Entropy universe.png

This is a simulation of our expanding universe. The simulated universe has the following characteristics:

  • it is comprised of non interacting particles
  • each particle is given an initial random velocity, which does not change
  • the radius of the universe increases with time, this causes an additional apparent velocity which increases with distance.

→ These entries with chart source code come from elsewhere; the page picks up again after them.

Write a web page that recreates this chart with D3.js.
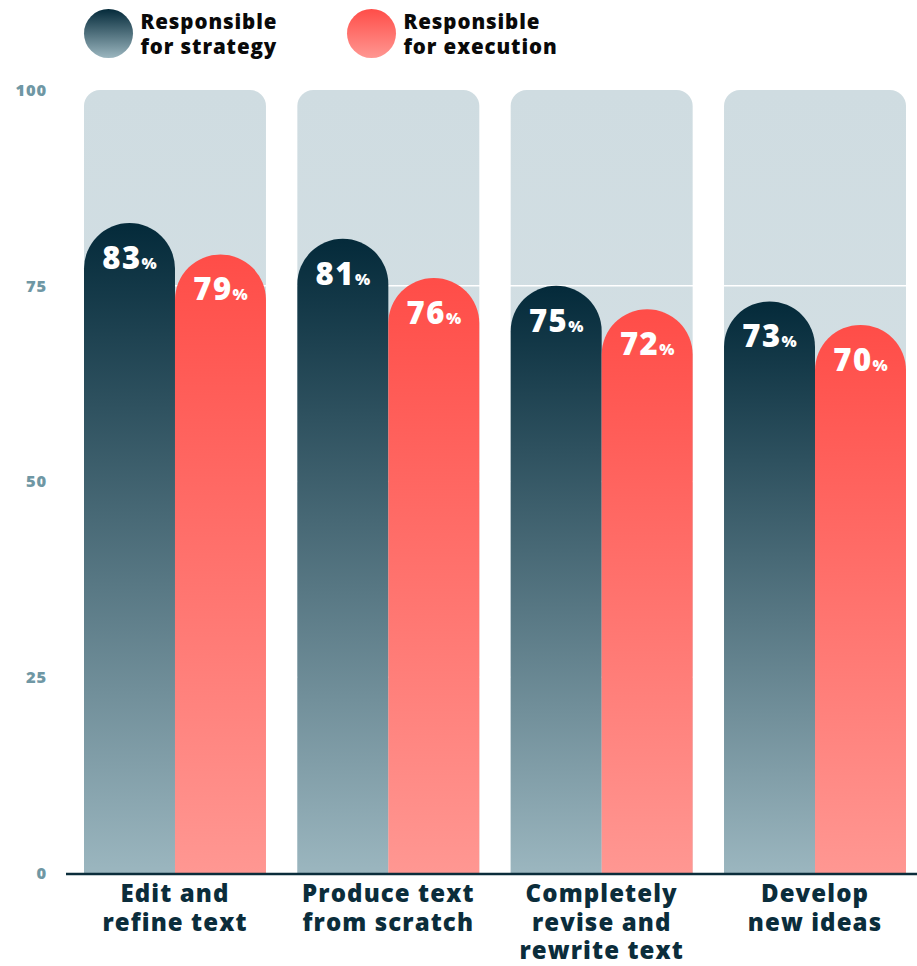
<!DOCTYPE html>
<html>
<head>
<meta charset="utf-8">
<script src="https://cdn.jsdelivr.net/npm/d3@7"></script>
<style>
  body { margin: 0; background: #fff; }
  svg { display: block; font-family: "Open Sans", sans-serif; }
</style>
</head>
<body>
<div id="chart"></div>
<script>

var categories = [
  ['Edit and', 'refine text'],
  ['Produce text', 'from scratch'],
  ['Completely', 'revise and', 'rewrite text'],
  ['Develop', 'new ideas']
];
var seriesNames = ['Responsible for strategy', 'Responsible for execution'];
var legendLines = [['Responsible', 'for strategy'], ['Responsible', 'for execution']];
var strategy = [83, 81, 75, 73];
var execution = [79, 76, 72, 70];
var yTicks = [0, 25, 50, 75, 100];

var width = 917, height = 966;

var svg = d3.select('#chart').append('svg')
    .attr('width', width)
    .attr('height', height);

var defs = svg.append('defs');

function grad(id, top, bottom) {
  var g = defs.append('linearGradient')
      .attr('id', id)
      .attr('x1', 0).attr('y1', 0).attr('x2', 0).attr('y2', 1);
  g.append('stop').attr('offset', '0%').attr('stop-color', top);
  g.append('stop').attr('offset', '100%').attr('stop-color', bottom);
}
grad('g-strategy', '#042a3a', '#9bb6bf');
grad('g-execution', '#ff4d48', '#ff9792');
grad('g-panel', '#cfdce1', '#d8e3e7');

var colors = ['url(#g-strategy)', 'url(#g-execution)'];

var y = d3.scaleLinear()
    .domain([0, 100])
    .range([873, 90]);

var x0 = d3.scaleBand()
    .domain(d3.range(categories.length))
    .range([84, 906])
    .paddingInner(0.147)
    .paddingOuter(0);

var x1 = d3.scaleBand()
    .domain([0, 1])
    .range([0, x0.bandwidth()]);

// background panels with rounded top corners
var pr = 16;
svg.append('g').selectAll('path')
  .data(categories).enter()
  .append('path')
    .attr('fill', 'url(#g-panel)')
    .attr('d', function (d, i) {
      var x = x0(i), w = x0.bandwidth(), t = y(100), b = y(0);
      return 'M' + x + ',' + b + 'V' + (t + pr) +
        'A' + pr + ',' + pr + ' 0 0 1 ' + (x + pr) + ',' + t +
        'H' + (x + w - pr) +
        'A' + pr + ',' + pr + ' 0 0 1 ' + (x + w) + ',' + (t + pr) +
        'V' + b + 'Z';
    });

// white gridlines
svg.append('g').selectAll('line')
  .data(yTicks.filter(function (d) { return d > 0 && d < 100; })).enter()
  .append('line')
    .attr('x1', 70).attr('x2', width)
    .attr('y1', function (d) { return y(d); })
    .attr('y2', function (d) { return y(d); })
    .attr('stroke', '#fff')
    .attr('stroke-width', 1.5);

// y labels
svg.append('g').selectAll('text')
  .data(yTicks).enter()
  .append('text')
    .attr('x', 47)
    .attr('y', function (d) { return y(d); })
    .attr('dy', '0.36em')
    .attr('text-anchor', 'end')
    .attr('fill', '#6f97a4')
    .attr('font-size', 16.5)
    .attr('font-weight', 800)
    .attr('letter-spacing', 0.8)
    .text(String);

// bars with rounded (semicircle) top
var rows = categories.map(function (c, i) {
  return [
    { cat: i, s: 0, value: strategy[i] },
    { cat: i, s: 1, value: execution[i] }
  ];
});

var groups = svg.append('g').selectAll('g')
  .data(rows).enter()
  .append('g')
    .attr('transform', function (d, i) { return 'translate(' + x0(i) + ',0)'; });

groups.selectAll('path')
  .data(function (d) { return d; }).enter()
  .append('path')
    .attr('fill', function (d) { return colors[d.s]; })
    .attr('d', function (d) {
      var x = x1(d.s), w = x1.bandwidth(), r = w / 2, t = y(d.value), b = y(0);
      return 'M' + x + ',' + b + 'V' + (t + r) +
        'A' + r + ',' + r + ' 0 0 1 ' + (x + w) + ',' + (t + r) +
        'V' + b + 'Z';
    });

var labels = groups.selectAll('text')
  .data(function (d) { return d; }).enter()
  .append('text')
    .attr('x', function (d) { return x1(d.s) + x1.bandwidth() / 2; })
    .attr('y', function (d) { return y(d.value) + 46; })
    .attr('text-anchor', 'middle')
    .attr('fill', '#fff')
    .attr('font-weight', 800);

labels.append('tspan')
    .attr('font-size', 31)
    .attr('letter-spacing', 1.5)
    .text(function (d) { return d.value; });
labels.append('tspan')
    .attr('font-size', 16)
    .text('%');

// baseline
svg.append('line')
    .attr('x1', 66).attr('x2', width)
    .attr('y1', y(0) + 1).attr('y2', y(0) + 1)
    .attr('stroke', '#0b2d3b')
    .attr('stroke-width', 2.5);

// category labels
svg.append('g').selectAll('text')
  .data(categories).enter()
  .append('text')
    .attr('x', function (d, i) { return x0(i) + x0.bandwidth() / 2; })
    .attr('y', 902)
    .attr('text-anchor', 'middle')
    .attr('fill', '#0b2d3b')
    .attr('font-size', 24)
    .attr('font-weight', 800)
    .attr('letter-spacing', 1.1)
  .selectAll('tspan')
    .data(function (d) { return d; }).enter()
    .append('tspan')
    .attr('x', function () { return this.parentNode.getAttribute('x'); })
    .attr('dy', function (d, i) { return i ? 28.5 : 0; })
    .text(String);

// legend
var legend = svg.append('g').selectAll('g')
  .data(seriesNames).enter()
  .append('g')
    .attr('transform', function (d, i) { return 'translate(' + [108.5, 371.5][i] + ',33.5)'; });

legend.append('circle')
    .attr('r', 24.5)
    .attr('fill', function (d, i) { return colors[i]; });

legend.append('text')
    .attr('x', 32)
    .attr('y', -4.5)
    .attr('fill', '#0a0a0a')
    .attr('font-size', 20.5)
    .attr('font-weight', 800)
    .attr('letter-spacing', 0.9)
  .selectAll('tspan')
    .data(function (d, i) { return legendLines[i]; }).enter()
    .append('tspan')
    .attr('x', 32)
    .attr('dy', function (d, i) { return i ? 24.5 : 0; })
    .text(String);

</script>
</body>
</html>
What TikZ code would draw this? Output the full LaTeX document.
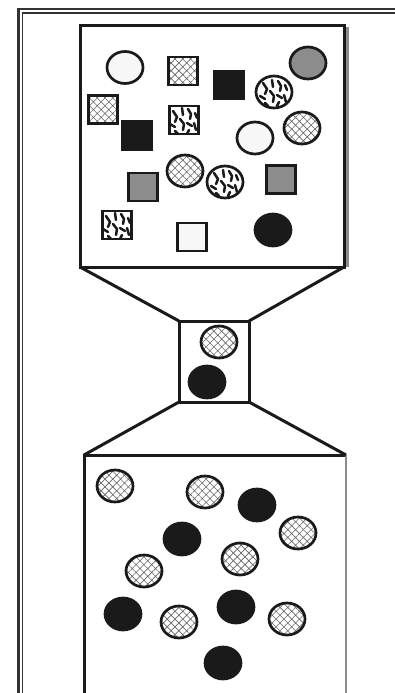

The vantage point is the center of the display. The color of a particle indicates its apparent velocity with respect to the vantage point. The apparent velocity is the sum of the particle's actual velocity and apparent velocity due to the expansion.

Particles shown in:

  • blue: apparent velocity is toward the vantage point
  • green: small apparent velocity
  • red: apparent velocity away from the vantage point, near the speed of light
  • purple: these particles are not visible from the vantage point, because their apparent velocity exceed the speed of light

Note - All vantage points in our universe are equivalent. This means that our universe appears generally the same from every vantage point.

Note - The particles shown in purple have apparent recession velocities, from the vantage point in the center, that exceed the speed of light. This does not violate Special Relativity because their large velocities are due to the expansion of space itself. Refer to Alcubierre drive for a speculative idea on how the expansion and contraction of space could be used by a spaceship to travel faster than light.

Radius of the Simulated Universe

The simulation uses the following formula to calculate the radius of the universe. This formula was chosen for this simulation because its behavior is similar to accepted theories of the expansion of our universe:

  • very rapid increase of radius at low values of time (inflation)
  • rapid increase of radius at high time values

Radius=K1*{\sqrt  {T}}+K2*(2^{{T/K3}}-1)

What to Observe

Rapid expansion during the early universe.

Much of the universe lies beyond what we can see from our vantage point.

As the universe ages, the size of the observable universe shrinks towards zero.

Random Walk

Entropy randomwalk.png

Simulation of Random Walk in 2 Dimensions. Each walker randomly chooses to move 1 unit (take one step) in either the positive or negative X or Y direction.

The average and expected distance from the origin is displayed. The expected distance from the origin is given by the following equation. Where N is the number of steps, and D is the number of dimensions. Also see Expected Value of Random Walk.

{\sqrt  {2N/D}}*{\frac  {gamma((d+1)/2)}{gamma(d/2)}}

What to Observe

Observe the Ratio of the Average and Expected Distance.

Configure with a small number of walkers, and observe the individual paths.